The Honeywell F124-GA-100-powered light subsonic trainer and light-attack jet was designed in the 1990s, with 72 examples ordered for delivery to the Czech Republic from 2000. However, with the nation having joined NATO the year before and under growing pressure to select a Western-built aircraft, priorities changed and in 2003 Prague reduced its fleet to just 24. Aero Vodochody wound up production of the type in the mid-2000s, still without an export customer and with most of the aircraft it had built going into storage.

MARKET POTENTIAL

However, after helping the Czech government sell the surplus aircraft to the Iraqi air force – which has used its L-159s in its campaign against so-called Islamic State militants – and US specialist company Draken International, which provides “aggressor” aircraft and pilots for military exercises, Aero Vodochody re-started the production line in 2016. One twin-seat aircraft was built for Iraq, and a further replacement example will be delivered to the Czech Republic. “We re-activated the supply chain. That was crucial,” says Giordo.

“From day one [restarting L-159 production] was one of our main strategies,” he says. “We are really convinced that in light combat aircraft, [the L-159] is combat-proven and one of the most cost-effective solutions.” While there are no more orders as yet, Giordo says there is “a strong opportunity to achieve international customers”, with Argentina emerging as a potential operator. “We are in long-term discussions in South America and we are also discussing with Asian countries,” he says. Any aircraft ordered now could be delivered within 24-30 months, he adds.

In addition, Aero Vodochody is in negotiations with a “big aeronautical company” to market the aircraft internationally. The most lucrative target could be the US Air Force’s OA-X light-attack/armed reconnaissance requirement, for which a request for proposals has yet to be issued.
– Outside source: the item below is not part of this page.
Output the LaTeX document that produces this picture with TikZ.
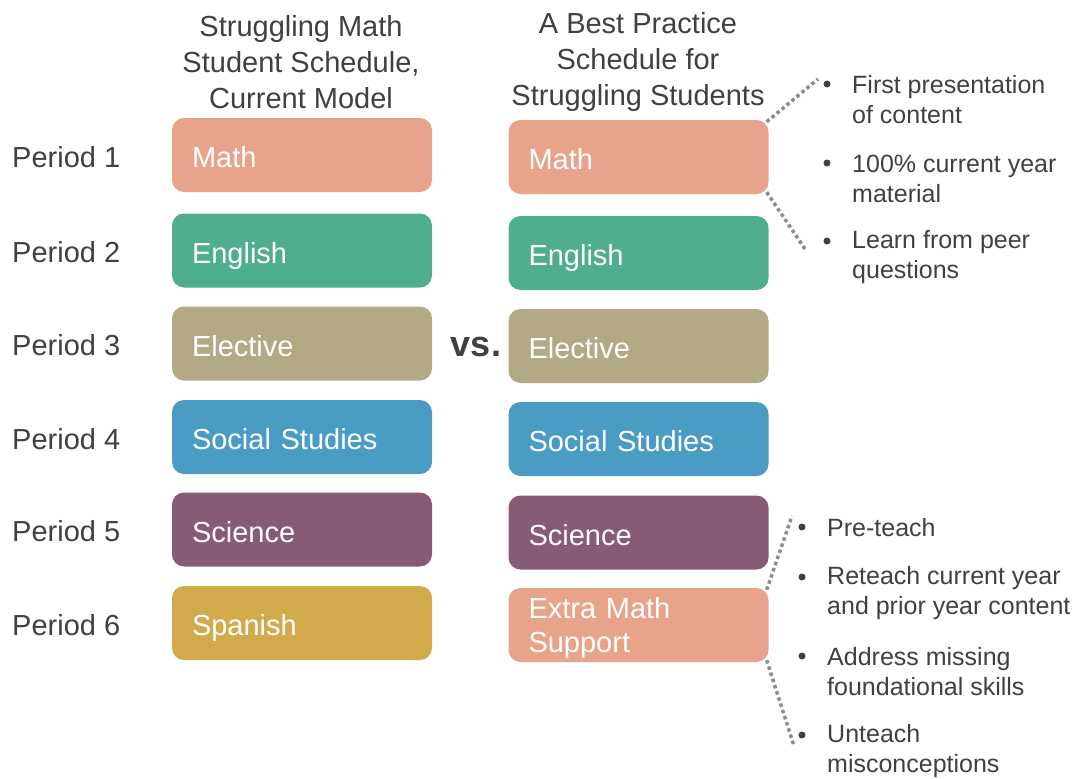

Giordo says victory would be a “game-changer” and that, with an unnamed US partner in mind to prime a bid, Aero Vodochody “would be ready to transfer the whole programme to the USA”.

The reinvention of Aero Vodochody as an aircraft manufacturer is highly significant for the company and the Czech economy, asserts Giordo. After the ending of L-159 production, the company transformed itself into an aerostructures specialist, concentrating on largely build-to-print work for the likes of the Airbus A320, Alenia Aeronautica C-27J and Sikorsky S-76. While that ensured the cash kept flowing and employees were busy, Aero Vodochody’s expertise as an aircraft designer was under threat as engineers from the company’s Cold War heyday reached retirement or became surplus to requirements.
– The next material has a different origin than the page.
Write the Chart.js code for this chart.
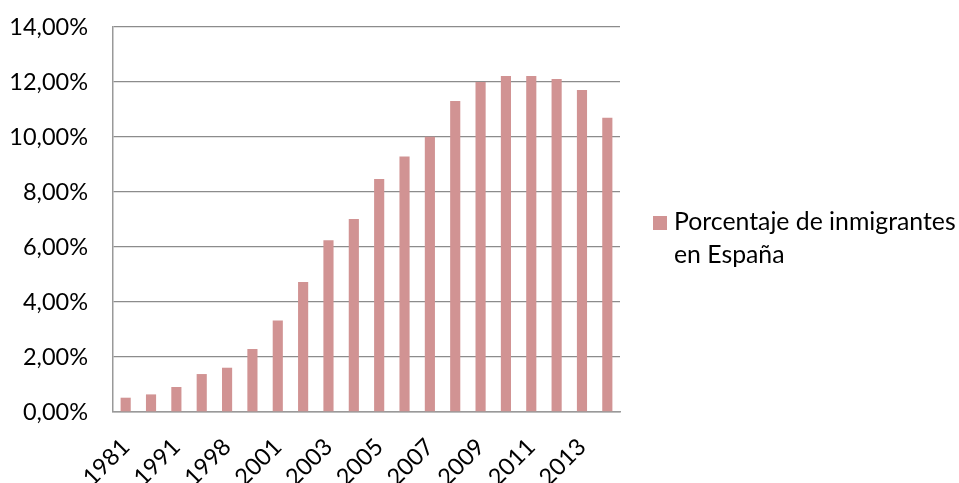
<!DOCTYPE html>
<html>
<head>
<meta charset="utf-8">
<script src="https://cdn.jsdelivr.net/npm/chart.js@4/dist/chart.umd.min.js"></script>
<style>
html,body{margin:0;padding:0;background:#fff;}
#wrap{width:959px;height:483px;position:relative;}
</style>
</head>
<body>
<div id="wrap"><canvas id="c" width="959" height="483"></canvas></div>
<script>
const categories = ['1981','1986','1991','1996','1998','2000','2001','2002','2003','2004','2005','2006','2007','2008','2009','2010','2011','2012','2013','2014'];
const values = [0.52,0.64,0.91,1.38,1.61,2.29,3.33,4.73,6.25,7.02,8.47,9.29,10.01,11.31,12.00,12.22,12.22,12.11,11.71,10.70];
const seriesLabel = ['Porcentaje de inmigrantes', 'en España'];
const yTicks = [0,2,4,6,8,10,12,14];

const FONT = 'Lato, "Open Sans", sans-serif';
const BAR = '#D19393';

const legendPlugin = {
  id: 'customLegend',
  afterDraw(chart) {
    const ctx = chart.ctx;
    const ds = chart.data.datasets[0];
    ctx.save();
    ctx.fillStyle = ds.backgroundColor;
    ctx.fillRect(653, 216, 14, 14);
    ctx.fillStyle = '#000';
    ctx.font = '24.8px ' + FONT;
    ctx.textBaseline = 'alphabetic';
    ctx.textAlign = 'left';
    ds.legendLines.forEach((t, i) => ctx.fillText(t, 674, 230 + i * 33));
    ctx.restore();
  }
};

new Chart(document.getElementById('c'), {
  type: 'bar',
  data: {
    labels: categories,
    datasets: [{
      label: seriesLabel.join(' '),
      legendLines: seriesLabel,
      data: values,
      backgroundColor: BAR,
      borderWidth: 0,
      categoryPercentage: 1,
      barPercentage: 0.4
    }]
  },
  options: {
    responsive: false,
    animation: false,
    events: [],
    layout: { padding: { left: 0, right: 339, top: 27, bottom: 0 } },
    plugins: { legend: { display: false }, tooltip: { enabled: false } },
    scales: {
      x: {
        grid: { display: false, drawTicks: false },
        border: { display: true, color: '#999', width: 1.5 },
        ticks: {
          autoSkip: false,
          maxRotation: 45,
          minRotation: 45,
          padding: 21,
          color: '#000',
          font: { family: FONT, size: 23.5 },
          callback: function(v, i) { return i % 2 === 0 ? categories[i] : ''; }
        },
        afterFit: function(s) { s.height = 71; s.paddingLeft = 0; s.paddingRight = 0; }
      },
      y: {
        min: 0,
        max: 14,
        afterBuildTicks: function(s) { s.ticks = yTicks.map(v => ({ value: v })); },
        grid: { color: '#8c8c8c', lineWidth: 1.3, drawTicks: false },
        border: { display: true, color: '#999', width: 1.5 },
        ticks: {
          padding: 25,
          color: '#000',
          font: { family: FONT, size: 23.5 },
          callback: function(v) { return v.toFixed(2).replace('.', ',') + '%'; }
        },
        afterFit: function(s) { s.width = 113; s.paddingTop = 0; s.paddingBottom = 0; }
      }
    }
  },
  plugins: [legendPlugin]
});
</script>
</body>
</html>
More lucrative and challenging risk-sharing design contracts on the Bombardier CSeries and Embraer KC-390 helped retain some of Aero Vodochody’s “very high aeronautical capability”, says Giordo, but moving back into aircraft manufacturing is “very important for the value of the company, our international image, our stakeholders and the supply chain”.

While he says abandoning aerostructures would be a “mistake”, Giordo is carrying out a “strategic review” of that business, which will see it focus on “strategic and higher-value” work including the CSeries, KC-390 and Sikorsky UH-60 Black Hawk. “We are discussing with our other customers how to terminate [agreements] without causing disruption and giving them time to find alternatives. But by the end of the year the process will be complete,” he says.

Aero Vodochody’s revenues are currently split half and half between aerostructures and military aircraft sustainment. Within five years, Giordo expects the military business to make up about 70%. While he says the aerostructures business remains profitable, partly because of the Czech Republic’s competitive wage rates, he does not want it to define the company. Once the L-39NG and L-159 assembly lines are fully up and running by the early part of the next decade, the almost century-old company “will be back as an OEM”, declares Giordo, the company’s first foreign boss in all that time. “And that,” he says, “is exactly where we want to be.”

TRAINING DIGITAL NATIVES

Aero Vodochody is proud of its recommended training syllabus for the L-39NG, which it says is the first in the industry to be based on the needs of “digital native” students. That means not only a higher reliance on virtual training – with which twentysomethings brought up on video games and social media are entirely comfortable – but a recognition that millennials “use their brains in a different way”.

Trainee aviators are no exception, says Marco Venanzetti, head of the L-39NG programme. “Almost every pilot who learns to fly in the L-39NG will have been born in the 21st century,” he adds. “They have been brought up with digital technology, and the way they learn and see the world is very different to how it was a generation ago.”

Although the company is keeping details of its training syllabus confidential, what this means in practice is that instead of the traditional phase-based learning, the programme covers a series of “events” and “sub-events”, such as how to land in a crosswind or take-off at night, says Venanzetti, a former employee at Alenia Aermacchi. “That way we combine events that in the past belonged to different phases [of flight instruction],” he says. “We think that works best with the multi­tasking, parallel-thinking mentality of modern pilots.”